There are several Holiday pieces around. Here are a few sample. I am sure there are more. Then Tiffany has their own holiday sterling pattern - Holly which was introduced in 1895 and has since been discontinued.
And, I bet you thought that there was just the Gravy Ladle. OK, maybe you are smugly saying that you have a Sauce Ladle (well so do I). But, do you have a Cream Ladle, Soup Ladle, Punch Ladle, Mayonnaise, Mustard, Oyster, Honey, Toddy, Claret, or Bouillon Ladle. And, did you know that they come in different sizes.
Don't forget the Boiled Potato Ladle (I kid you not). This piece has spouts on either side of the deep bowl so when you scoop your boiled potato from the water, the water will drain off. I guess for those of you who cook boiled potatoes, this could be useful.
There are also Terrapin, Pea, and Champagne ladles
Bouillon Ladle shown in Georgian by Towle (7 3/4 inches)
Mustard Ladle shown in Old Master by Towle (Approx 4 1/2 inches)
Cream Sauce Ladle shown in Francis I by Reed and Barton
Gravy Ladle in shown Chantilly by Gorham (6 7/8 inches)
Punch Ladle shown in Eton by Wallace (13 1/2 inches)
Toddy Ladle shown in Japanese by Tiffany (7 1/4 inches)
Well, let's see here, we have the Bouillon Soup, the Round Bowl Cream Soup, the Gumbo Soup, the Place Oval Soup, and the Desert Oval Soup. If there are more, spare me. The Bouillon spoon is smaller to fit the thinner broth. Cream soup spoons are larger than bouillon but smaller than gumbo and have round shallow bowls. These spoons are all round while the other two are oval in shape.

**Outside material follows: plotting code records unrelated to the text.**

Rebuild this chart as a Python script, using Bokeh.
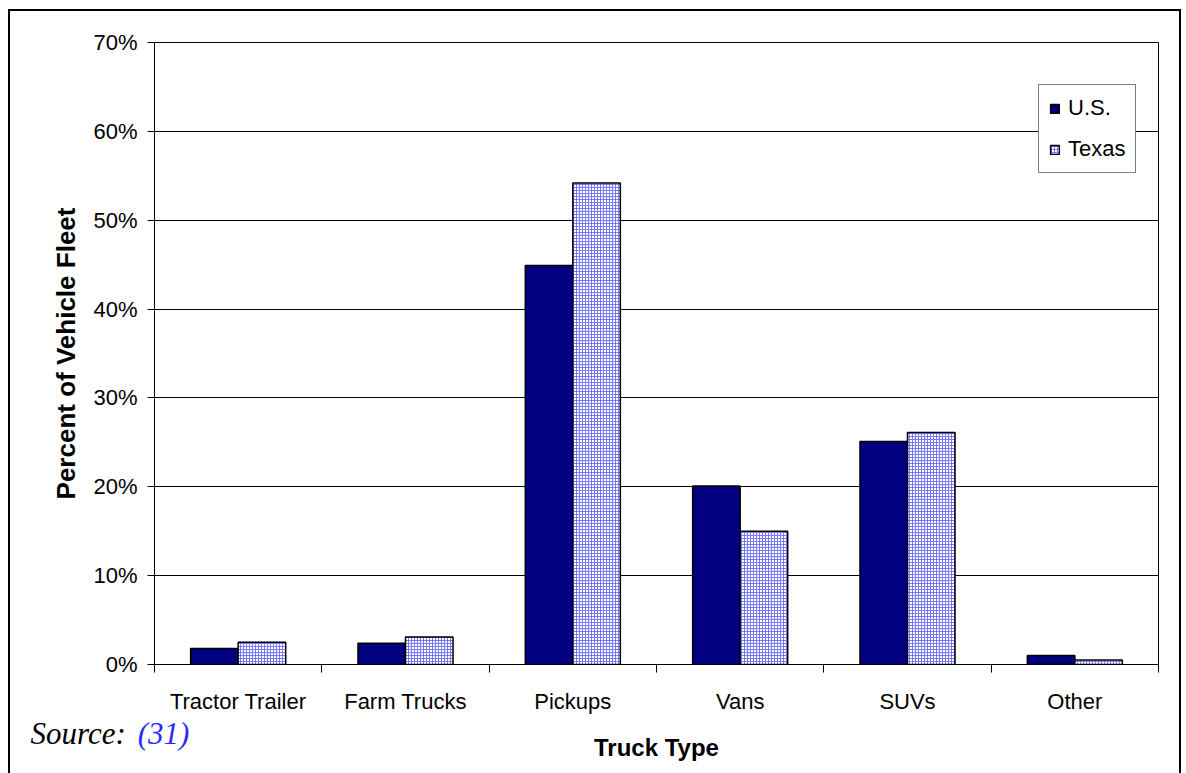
from bokeh.plotting import figure
from bokeh.models import (ColumnDataSource, Range1d, FixedTicker, PrintfTickFormatter,
                          Legend, LegendItem)
from bokeh.core.properties import value
from bokeh.embed import file_html
from bokeh.resources import INLINE

# Share of truck fleet by truck type (percent)
categories = ["Tractor Trailer", "Farm Trucks", "Pickups", "Vans", "SUVs", "Other"]
us_values = [1.8, 2.4, 44.9, 20.1, 25.1, 1.0]
texas_values = [2.5, 3.1, 54.2, 15.0, 26.1, 0.5]
y_ticks = [0, 10, 20, 30, 40, 50, 60, 70]
source_parts = ["Source:", "(31)"]

FONT = "Liberation Sans"
BAR_W = 0.284
OFFSET = 0.142

centers = [i + 0.5 for i in range(len(categories))]
src = ColumnDataSource(dict(
    center=centers,
    us_x=[c - OFFSET for c in centers],
    tx_x=[c + OFFSET for c in centers],
    us=us_values,
    tx=texas_values,
))

p = figure(
    width=1173, height=766,
    x_range=Range1d(0, len(categories)), y_range=Range1d(0, 70),
    output_backend="svg", toolbar_location=None,
    min_border_left=144, min_border_right=25, min_border_top=31, min_border_bottom=113,
)
p.styles = {"border": "2px solid black", "margin-left": "8px", "margin-top": "9px"}

p.outline_line_color = "black"
p.outline_line_width = 1
p.background_fill_color = "white"
p.border_fill_color = "white"

# bars
us_r = p.vbar(x="us_x", top="us", width=BAR_W, source=src,
              fill_color="#000080", line_color="black", line_width=1.5)
tx_r = p.vbar(x="tx_x", top="tx", width=BAR_W, source=src,
              fill_color="white", hatch_pattern="+", hatch_color="#7a7aff",
              hatch_scale=3, hatch_weight=1, line_color="black", line_width=1.5)

# y axis
p.yaxis.ticker = FixedTicker(ticks=y_ticks)
p.yaxis.formatter = PrintfTickFormatter(format="%d%%")
p.yaxis.axis_label = "Percent of Vehicle Fleet"
p.yaxis.axis_label_text_font = FONT
p.yaxis.axis_label_text_font_style = "bold"
p.yaxis.axis_label_text_font_size = "26px"
p.yaxis.axis_label_text_color = "black"
p.yaxis.axis_label_standoff = 9
p.yaxis.major_label_text_font = FONT
p.yaxis.major_label_text_font_size = "22px"
p.yaxis.major_label_text_color = "black"
p.yaxis.major_label_standoff = 10
p.yaxis.major_tick_out = 7
p.yaxis.major_tick_in = 0
p.yaxis.minor_tick_line_color = None
p.yaxis.axis_line_color = "black"
p.yaxis.major_tick_line_color = "black"

# x axis: labels at category centres, ticks on category boundaries
p.xaxis.ticker = FixedTicker(ticks=centers, minor_ticks=list(range(len(categories) + 1)))
p.xaxis.major_label_overrides = {c: name for c, name in zip(centers, categories)}
p.xaxis.major_tick_line_color = None
p.xaxis.major_tick_out = 8
p.xaxis.major_tick_in = 0
p.xaxis.minor_tick_line_color = "black"
p.xaxis.minor_tick_out = 8
p.xaxis.minor_tick_in = 0
p.xaxis.axis_line_color = "black"
p.xaxis.major_label_text_font = FONT
p.xaxis.major_label_text_font_size = "22px"
p.xaxis.major_label_text_color = "black"
p.xaxis.major_label_standoff = 16
p.xaxis.axis_label = "Truck Type"
p.xaxis.axis_label_text_font = FONT
p.xaxis.axis_label_text_font_style = "bold"
p.xaxis.axis_label_text_font_size = "24px"
p.xaxis.axis_label_text_color = "black"
p.xaxis.axis_label_standoff = 17

# grid
p.xgrid.grid_line_color = None
p.ygrid.ticker = FixedTicker(ticks=y_ticks)
p.ygrid.grid_line_color = "black"
p.ygrid.grid_line_width = 1

# legend
legend = Legend(
    items=[LegendItem(label="U.S.", renderers=[us_r]),
           LegendItem(label="Texas", renderers=[tx_r])],
    location=(884, 491),
    label_text_font=FONT, label_text_font_size="22px", label_text_color="black",
    glyph_width=11, glyph_height=11, label_height=22,
    spacing=15, padding=10, label_standoff=8,
    border_line_color="black", border_line_width=1,
    background_fill_alpha=1.0,
)
p.add_layout(legend, "center")

# source note below the plot area, drawn on the overlay level so it is not clipped
note = ColumnDataSource(dict(
    x=[-0.741, -0.10], y=[-7.75, -7.75],
    text=source_parts, color=["black", "#2b2bff"],
))
p.text(x="x", y="y", text="text", source=note, text_color="color",
       text_font=value("Liberation Serif"), text_font_style="italic",
       text_font_size="31px", text_baseline="middle", level="overlay")

html = file_html(p, INLINE)
html = html.replace("<head>", "<head><style>html,body{margin:0;padding:0;}</style>", 1)
open("out.html", "w").write(html)
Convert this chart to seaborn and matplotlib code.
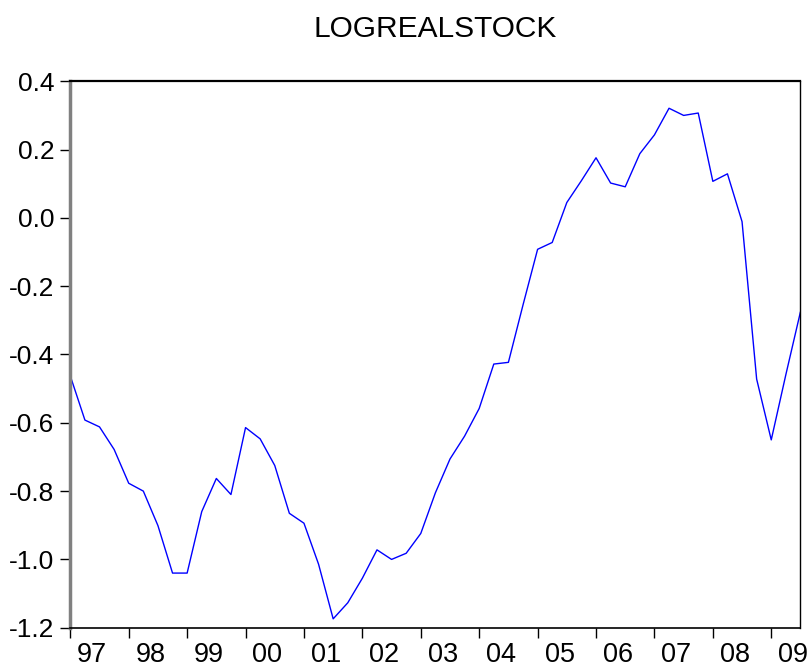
import numpy as np
import pandas as pd
import seaborn as sns
import matplotlib.pyplot as plt
from matplotlib.ticker import FixedLocator

# Quarterly log real stock index, 1997Q1 - 2009Q3
quarters = pd.period_range('1997Q1', '2009Q3', freq='Q').astype(str)
logrealstock = [
    -0.463, -0.592, -0.612, -0.678, -0.777, -0.800, -0.901, -1.040,
    -1.040, -0.860, -0.763, -0.810, -0.614, -0.647, -0.725, -0.865,
    -0.894, -1.014, -1.174, -1.127, -1.055, -0.972, -1.000, -0.982,
    -0.924, -0.805, -0.706, -0.639, -0.558, -0.428, -0.423, -0.255,
    -0.092, -0.072, 0.045, 0.109, 0.176, 0.102, 0.091, 0.188,
    0.243, 0.321, 0.300, 0.307, 0.107, 0.129, -0.011, -0.472,
    -0.650, -0.459, -0.275,
]
year_labels = ['97', '98', '99', '00', '01', '02', '03', '04',
               '05', '06', '07', '08', '09']
y_ticks = [0.4, 0.2, 0.0, -0.2, -0.4, -0.6, -0.8, -1.0, -1.2]


def main():
    df = pd.DataFrame({'quarter': quarters, 'value': logrealstock})
    df['t'] = np.arange(len(df))

    sns.set_theme(style="white")
    plt.rcParams['font.family'] = ['Liberation Sans', 'DejaVu Sans']

    fig = plt.figure(figsize=(8.11, 6.70), dpi=100)
    ax = fig.add_axes([0.0867, 0.0631, 0.9003, 0.8156])

    sns.lineplot(data=df, x='t', y='value', ax=ax, color='#0000FF', linewidth=1.0)

    ax.set_xlim(0, len(df) - 1)
    ax.set_ylim(-1.2, 0.4)
    ax.set_xlabel('')
    ax.set_ylabel('')
    ax.set_title('LOGREALSTOCK', fontsize=21.5, pad=32, color='black')

    # year boundaries get the tick marks, year labels sit inside each year
    ax.xaxis.set_major_locator(FixedLocator(np.arange(0, len(df), 4)))
    ax.set_xticklabels([])
    ax.xaxis.set_minor_locator(FixedLocator(np.arange(len(year_labels)) * 4 + 1.5))
    ax.set_xticklabels(year_labels, minor=True)
    ax.tick_params(axis='x', which='major', direction='out', length=7.5, width=1,
                   color='black', bottom=True)
    ax.tick_params(axis='x', which='minor', length=0, labelsize=19.5, pad=10.5,
                   labelcolor='black', bottom=True)

    ax.set_yticks(y_ticks)
    ax.set_yticklabels([f'{v:.1f}' for v in y_ticks])
    ax.tick_params(axis='y', direction='out', length=7.5, width=1, color='black',
                   labelsize=19, pad=4, labelcolor='black', left=True)

    # EViews look: grey heavy left edge, black frame elsewhere
    ax.spines['left'].set_color('#808080')
    ax.spines['left'].set_linewidth(2.5)
    ax.spines['top'].set_color('black')
    ax.spines['top'].set_linewidth(1.6)
    ax.spines['bottom'].set_color('black')
    ax.spines['bottom'].set_linewidth(1.2)
    ax.spines['right'].set_color('black')
    ax.spines['right'].set_linewidth(1.0)
    ax.grid(False)

    fig.savefig('out.png', dpi=100)


if __name__ == "__main__":
    main()
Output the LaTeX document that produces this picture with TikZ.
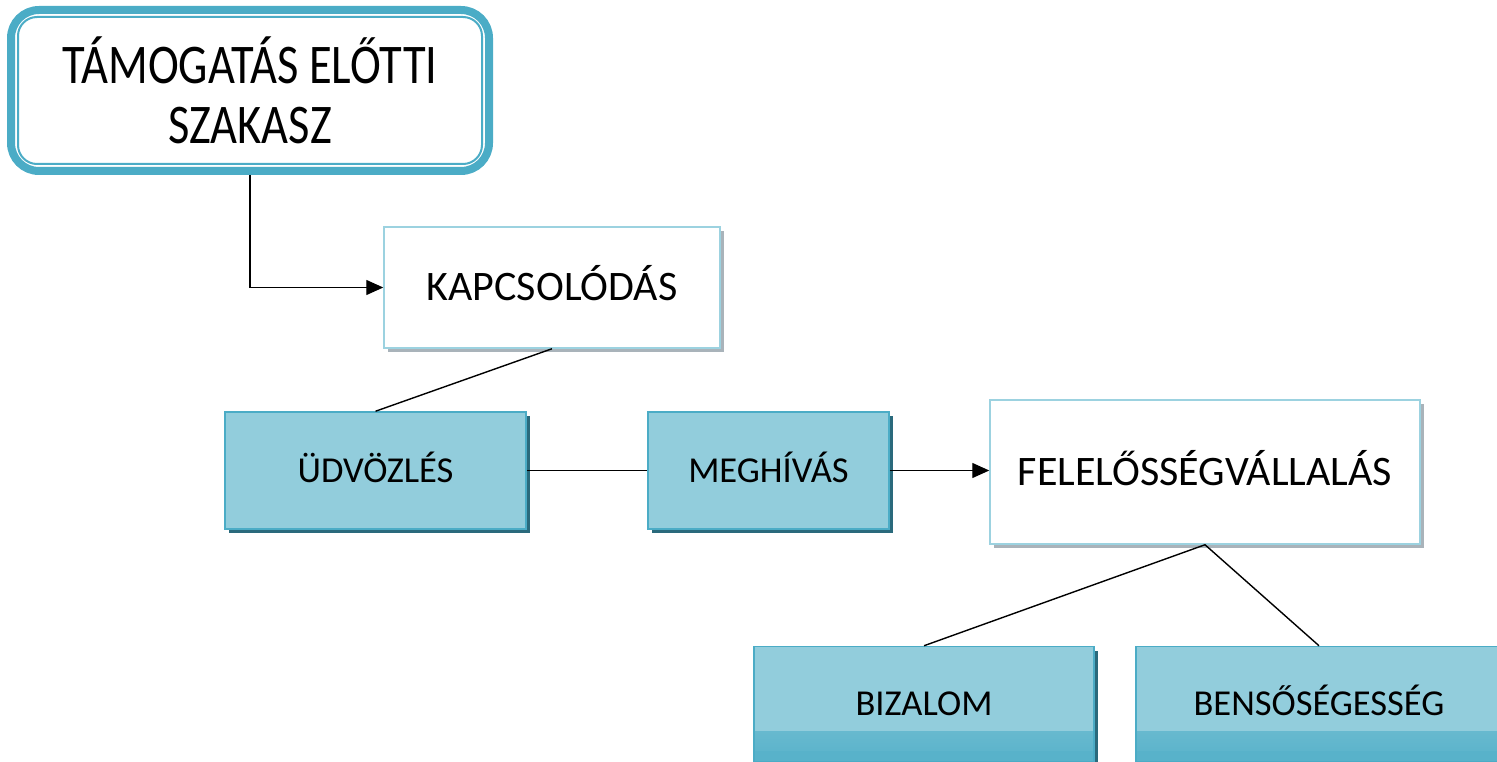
\documentclass[tikz,border=0pt]{standalone}
\usepackage{fontspec}
\setmainfont{Carlito}
\usetikzlibrary{shadows,arrows.meta}
\definecolor{bfill}{HTML}{92CDDC}
\definecolor{bdark}{HTML}{4BACC6}
\definecolor{bgrad}{HTML}{58B2CA}
\definecolor{bshadow}{HTML}{2A6A7C}
\definecolor{wborder}{HTML}{9CD2E0}
\definecolor{wshadow}{HTML}{A9B3BA}
\tikzset{
  whitebox/.style={rectangle, draw=wborder, line width=1.5pt, fill=white,
    general shadow={shadow xshift=4pt, shadow yshift=-4pt, fill=wshadow},
    inner sep=0pt, align=center, text height=27pt, text depth=0pt,
    font=\fontsize{42}{46}\selectfont},
  bluebox/.style={rectangle, draw=bdark, line width=1.5pt, fill=bfill,
    general shadow={shadow xshift=4pt, shadow yshift=-4pt, fill=bshadow},
    inner sep=0pt, align=center, text height=23.5pt, text depth=0pt,
    font=\fontsize{36.5}{40}\selectfont},
  gradbottom/.style={path picture={\shade[top color=bfill, bottom color=bgrad]
      ([yshift=30pt]path picture bounding box.south west) rectangle
      ([yshift=10pt]path picture bounding box.south east);
      \fill[bgrad] ([yshift=10.2pt]path picture bounding box.south west) rectangle
      (path picture bounding box.south east);}},
  conn/.style={line width=1.4pt, black},
  arr/.style={conn, -{Triangle[length=17pt,width=15pt]}},
}
\begin{document}
\begin{tikzpicture}[x=1pt,y=-1pt]
\useasboundingbox (0,0) rectangle (1497,762);
\clip (0,0) rectangle (1497,762);
\node[rectangle, rounded corners=28pt, draw=bdark, line width=8pt, fill=white,
  minimum width=478pt, minimum height=161pt, align=center,
  font=\fontsize{56}{60}\selectfont] (top) at (250,90.5)
  {\scalebox{0.83}[1]{TÁMOGATÁS ELŐTTI}\\\scalebox{0.83}[1]{SZAKASZ}};
\draw[bdark, line width=2pt, rounded corners=19pt]
  ([xshift=11pt,yshift=-11pt]top.north west) rectangle ([xshift=-11pt,yshift=11pt]top.south east);
\node[whitebox, minimum width=336pt, minimum height=121pt] (kap) at (552,287.5) {KAPCSOLÓDÁS};
\node[bluebox, minimum width=301pt, minimum height=117pt] (udv) at (375.5,470.5) {ÜDVÖZLÉS};
\node[bluebox, minimum width=241pt, minimum height=117pt] (meg) at (768.5,470.5) {MEGHÍVÁS};
\node[whitebox, minimum width=430pt, minimum height=144pt] (fel) at (1205,472) {FELELŐSSÉGVÁLLALÁS};
\node[bluebox, gradbottom, minimum width=340pt, minimum height=115pt] (biz) at (924,704) {BIZALOM};
\node[bluebox, gradbottom, minimum width=366pt, minimum height=115pt] (ben) at (1319,704) {BENSŐSÉGESSÉG};
\draw[arr] (top.south) |- (kap.west);
\draw[conn] (kap.south) -- (udv.north);
\draw[conn] (udv.east) -- (meg.west);
\draw[arr] (meg.east) -- (meg.east -| fel.west);
\draw[conn] (fel.south) -- (biz.north);
\draw[conn] (fel.south) -- (ben.north);
\end{tikzpicture}
\end{document}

(Boullion Soup spoon shown in Buttercup by Gorham)
(The Gumbo Soup spoon shown in Louis XV by Whiting)
Serving creme brulee,? Then for correct service and presentation you will need to use Ramekin Forks. These pieces are smaller than salad forks. Some have a bowl like shape design. The purpose is to fit into the small individual dishes that custards such as creme brulee are baked and presented.
You will find old Ramekin forks in many patterns. You can check the list of all pieces in a pattern to see if any given piece was offered (at any time). They will (usually) include on the list discontinued pieces.
First, for those not familiar, chipped beef is thinly sliced smoked cured beef. So, naturally, we need a Chipped Beef Fork to serve it. Personally, I still use Chipped Beef in a recipe, but I skimp and use a regular "place" fork to handle it. The pieces can be very ornate and lovely. They are small, approximately 6 3/4 inches.